In the second set, Shelton’s best weapon failed him as he helped Djokovic secure a break with a double fault in the fifth game and he dropped his racquet in frustration as he sent a forehand out to hand the Serb another break in the seventh.

Djokovic was competing in his 47th major semi-final while Shelton was appearing in his first. The difference in experience was apparent as the second seed broke Shelton with a fine forehand winner in the opening game of the third set.

But the American came to life late as he fended off a break point with a 143-mph (230-kph) ace in the fifth game to a chorus of cheers from the home crowd.
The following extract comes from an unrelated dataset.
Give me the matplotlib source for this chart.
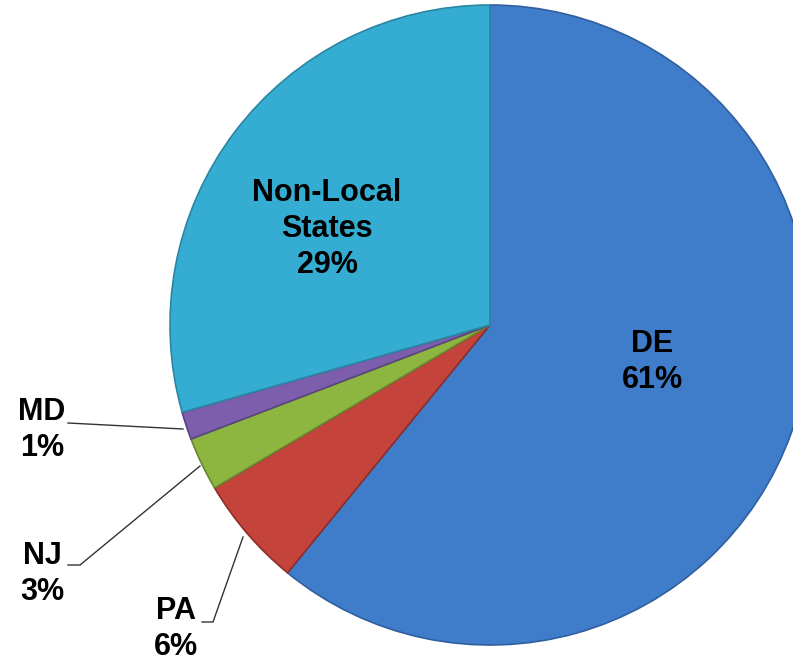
import matplotlib.pyplot as plt

# data (percent of total)
states = ['DE', 'PA', 'NJ', 'MD', 'Non-Local\nStates']
shares = [60.9, 5.6, 2.7, 1.4, 29.4]
labels = ['61%', '6%', '3%', '1%', '29%']
colors = ['#3F7DCB', '#C4433B', '#8DB641', '#7C5EAD', '#35ADD2']
edges = ['#2F5F9E', '#8E2E28', '#67862E', '#5A4480', '#2A86A3']

W, H = 793, 665
fig = plt.figure(figsize=(W / 100, H / 100), dpi=100)
ax = fig.add_axes([0, 0, 1, 1])

cx, cy, r = 490, H - 325, 320

wedges, _ = ax.pie(shares, colors=colors, startangle=90, counterclock=False,
                   center=(cx, cy), radius=r, frame=True,
                   wedgeprops=dict(linewidth=1.2))
for w, ec in zip(wedges, edges):
    w.set_edgecolor(ec)

ax.set_xlim(0, W)
ax.set_ylim(0, H)
ax.set_aspect('equal')
ax.axis('off')

font = dict(family=['Liberation Sans', 'DejaVu Sans'], fontsize=22,
            fontweight='bold', color='black', ha='center', va='center',
            linespacing=1.27)

# labels inside
ax.text(652, H - 362, states[0] + '\n' + labels[0], **font)
ax.text(327, H - 229, states[4] + '\n' + labels[4], **font)

# labels outside with leader lines
ax.text(42, H - 430, states[3] + '\n' + labels[3], **font)
ax.plot([68, 183], [H - 423, H - 429], color='#333333', lw=1)

ax.text(42, H - 574, states[2] + '\n' + labels[2], **font)
ax.plot([68, 80, 200], [H - 565, H - 565, H - 466], color='#333333', lw=1)

ax.text(176, H - 629, states[1] + '\n' + labels[1], **font)
ax.plot([202, 213, 243], [H - 622, H - 622, H - 537], color='#333333', lw=1)

fig.savefig('out.png', dpi=100)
Playing in only his seventh U.S. Open singles match, Shelton triumphed in a 30-shot rally before converting a break point in the eighth game, humbling Djokovic, who was appearing in his 100th singles match at the hardcourt major.

Djokovic broke again in the 11th game but could not stop the set from going into a tiebreak as he swatted one into the net to allow Shelton to break back in the 12th game.

The Serb forced Shelton into a forehand error on match point and made a not-so-subtle jab at the American’s favoured celebration as he mimed answering – and hanging up – the telephone while walking to the net.

“At 36, every Grand Slam final, yeah, I don’t know, could be the last one,” Djokovic told reporters.

“I probably value these occasions and opportunities to win another slam as more than I have maybe 10 years ago, because 10 years ago I felt like, ‘Hey, I still have quite a few years ahead of me’. I don’t know how many I have ahead of me now.”

Shelton said he was taking lessons away from the tournament in what he can achieve.

“I learned a lot about myself these two weeks, knowing how, you know, deep I can go, how deep I can dig,” said Shelton.

“I kind of found a place where I can operate and still be calm and still be clear-minded but be a fierce competitor.”

The match was played under increased security after a bizarre incident on Thursday night, in which a protester glued his feet to the floor of Arthur Ashe Stadium, forcing a nearly one-hour stoppage of a semi-final match between American Coco Gauff and Czech Karolina Muchova.